The most oft-reported ghost was (and still is) that of a female whose appearances are sometimes heralded by the rustle of fabric, footsteps or gentle coughing. Guests staying in the hotel in the 1890s and early 1900s reported visits to their rooms in the middle of the night by a pale figure dressed in a long, gossamer-like nightgown; it would float across the floor, sometimes pausing to look at them lying, quaking with fear, in their beds. The ghost seemed to some observers to be crying. The same pathetic figure was also seen leaving the kitchen and climbing the main staircase, floating about in the garden and on the road between the hotel and the ferry. One lady in her eighties described to the press in 1974 how as a small girl out walking with her mother one evening she encountered the ghost ‘just up from the ferry and surrounded by grey mist’.

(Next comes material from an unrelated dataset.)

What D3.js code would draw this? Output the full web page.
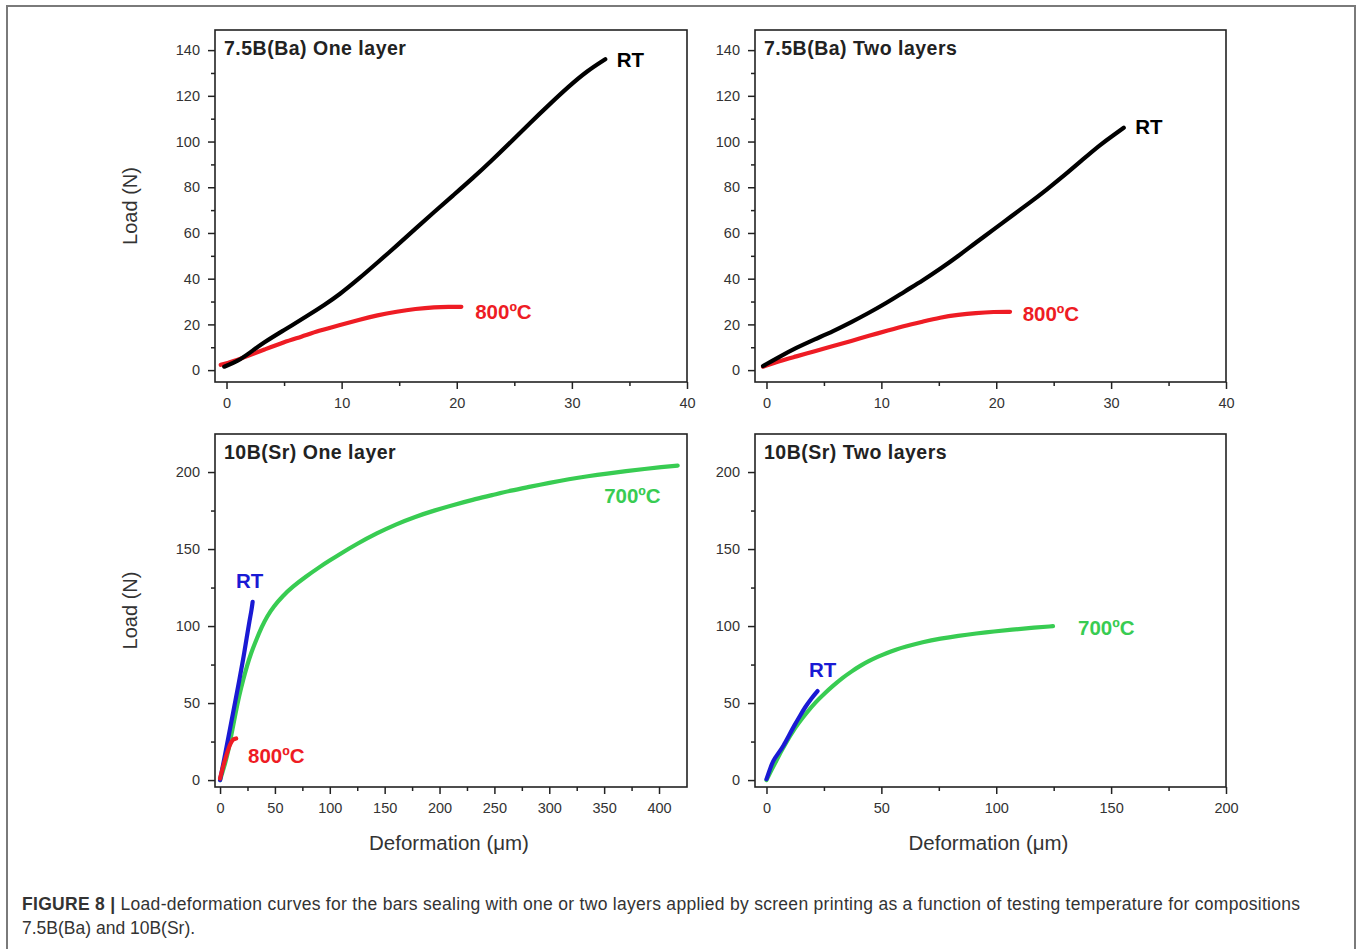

‘She was quite beautiful — if a dead person can be said to be beautiful — with a long, slender neck and graceful arms. The features of her face were indistinct as if they had been worn away or faded, but her expression was very sad. In fact, a sort of overpowering sadness seemed to ooze out of her whole body which we could feel and which made me want to cry. I was scared, of course, wondering why she had shown herself to us and worried what she might do to us, but I was also fascinated by her. My mother grabbed me and folded me in her arms to protect me; I could feel Mother’s body trembling through her skirts.